--- begin ---
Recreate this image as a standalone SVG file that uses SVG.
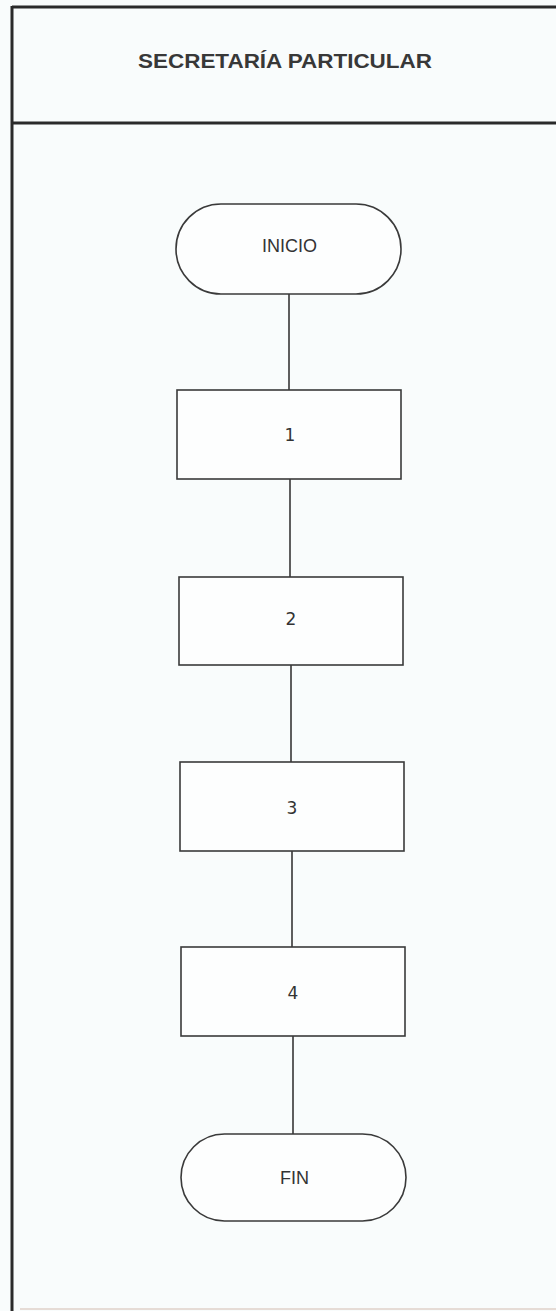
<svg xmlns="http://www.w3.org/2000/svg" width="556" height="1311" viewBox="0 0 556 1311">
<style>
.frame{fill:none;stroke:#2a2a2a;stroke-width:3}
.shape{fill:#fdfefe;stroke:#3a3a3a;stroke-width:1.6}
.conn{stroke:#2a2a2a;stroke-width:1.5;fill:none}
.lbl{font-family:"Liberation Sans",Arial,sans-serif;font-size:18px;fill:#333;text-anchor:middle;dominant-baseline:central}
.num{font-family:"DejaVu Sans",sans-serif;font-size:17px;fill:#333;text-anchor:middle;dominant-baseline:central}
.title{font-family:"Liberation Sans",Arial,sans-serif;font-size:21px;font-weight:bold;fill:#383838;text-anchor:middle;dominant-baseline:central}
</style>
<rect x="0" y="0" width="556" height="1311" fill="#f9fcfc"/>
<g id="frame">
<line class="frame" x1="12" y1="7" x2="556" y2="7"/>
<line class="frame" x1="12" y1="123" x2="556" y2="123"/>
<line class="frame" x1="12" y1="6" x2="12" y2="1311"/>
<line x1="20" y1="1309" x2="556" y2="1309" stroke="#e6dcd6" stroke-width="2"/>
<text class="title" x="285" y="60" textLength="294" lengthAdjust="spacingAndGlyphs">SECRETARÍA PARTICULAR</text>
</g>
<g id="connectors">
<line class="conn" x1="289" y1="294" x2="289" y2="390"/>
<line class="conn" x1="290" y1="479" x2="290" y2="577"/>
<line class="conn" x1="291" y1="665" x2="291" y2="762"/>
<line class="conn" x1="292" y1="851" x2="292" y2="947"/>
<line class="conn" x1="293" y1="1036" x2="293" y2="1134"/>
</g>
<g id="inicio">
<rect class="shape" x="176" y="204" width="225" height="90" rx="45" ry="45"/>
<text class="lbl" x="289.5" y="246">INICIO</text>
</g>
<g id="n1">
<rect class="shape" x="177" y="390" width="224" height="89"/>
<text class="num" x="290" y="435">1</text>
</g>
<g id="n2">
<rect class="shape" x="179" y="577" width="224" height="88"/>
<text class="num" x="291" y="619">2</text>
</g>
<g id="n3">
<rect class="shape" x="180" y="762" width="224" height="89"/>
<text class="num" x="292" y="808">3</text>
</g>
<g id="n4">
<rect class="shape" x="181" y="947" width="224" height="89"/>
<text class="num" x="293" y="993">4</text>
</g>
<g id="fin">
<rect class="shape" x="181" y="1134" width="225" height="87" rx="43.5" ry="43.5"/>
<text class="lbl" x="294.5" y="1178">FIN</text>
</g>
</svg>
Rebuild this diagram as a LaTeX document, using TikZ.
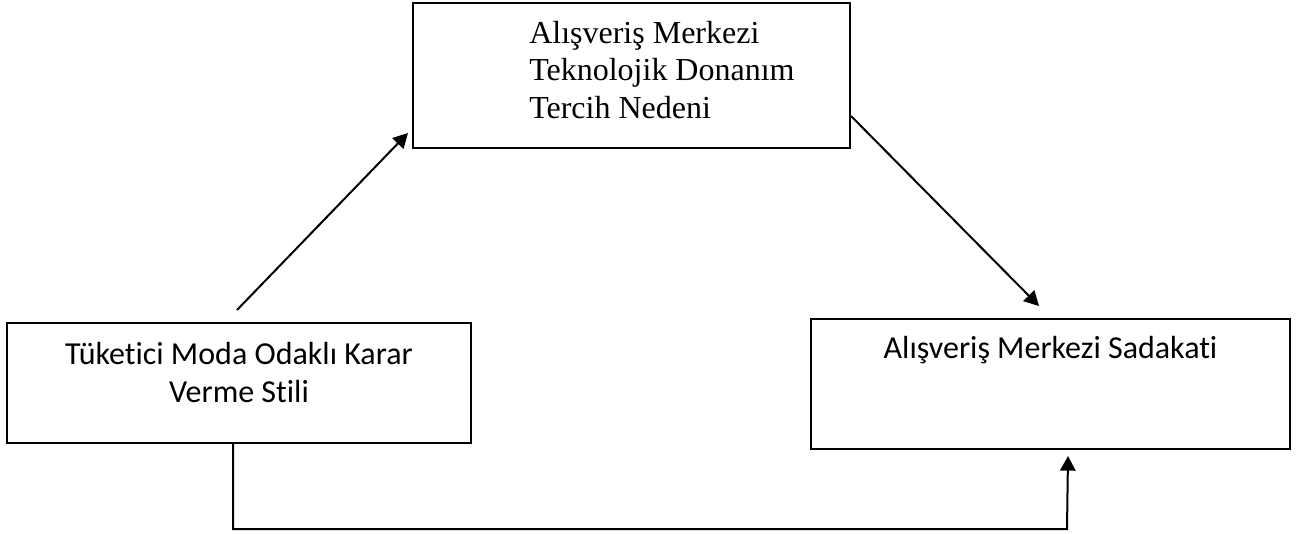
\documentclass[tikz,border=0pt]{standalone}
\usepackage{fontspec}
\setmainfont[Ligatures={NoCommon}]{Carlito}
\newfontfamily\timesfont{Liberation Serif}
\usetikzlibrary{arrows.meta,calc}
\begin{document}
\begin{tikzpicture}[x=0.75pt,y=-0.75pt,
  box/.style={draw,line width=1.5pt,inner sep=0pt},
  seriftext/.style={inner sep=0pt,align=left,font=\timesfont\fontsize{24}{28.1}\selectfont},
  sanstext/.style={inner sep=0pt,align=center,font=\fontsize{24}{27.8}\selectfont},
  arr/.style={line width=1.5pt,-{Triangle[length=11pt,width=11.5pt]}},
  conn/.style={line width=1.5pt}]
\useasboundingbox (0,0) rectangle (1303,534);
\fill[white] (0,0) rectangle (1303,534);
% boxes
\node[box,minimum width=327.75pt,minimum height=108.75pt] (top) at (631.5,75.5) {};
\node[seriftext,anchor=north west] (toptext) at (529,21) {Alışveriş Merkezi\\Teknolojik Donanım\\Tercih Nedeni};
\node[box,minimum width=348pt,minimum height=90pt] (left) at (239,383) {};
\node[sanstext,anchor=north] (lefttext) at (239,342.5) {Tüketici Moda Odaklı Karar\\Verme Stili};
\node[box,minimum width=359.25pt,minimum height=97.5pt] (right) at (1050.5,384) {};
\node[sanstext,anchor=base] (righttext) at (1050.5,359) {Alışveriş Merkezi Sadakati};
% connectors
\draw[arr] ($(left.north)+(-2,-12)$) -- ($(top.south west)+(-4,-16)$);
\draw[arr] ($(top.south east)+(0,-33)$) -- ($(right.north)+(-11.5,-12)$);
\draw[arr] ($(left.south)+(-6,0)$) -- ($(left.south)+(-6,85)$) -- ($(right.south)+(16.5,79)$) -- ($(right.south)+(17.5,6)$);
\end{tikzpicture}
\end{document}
--- end ---
> [Task] Locate each line with the word "this" and copy it.

> [Written answer]
Recreate this image as a standalone SVG file that uses SVG.
Rebuild this diagram as a LaTeX document, using TikZ.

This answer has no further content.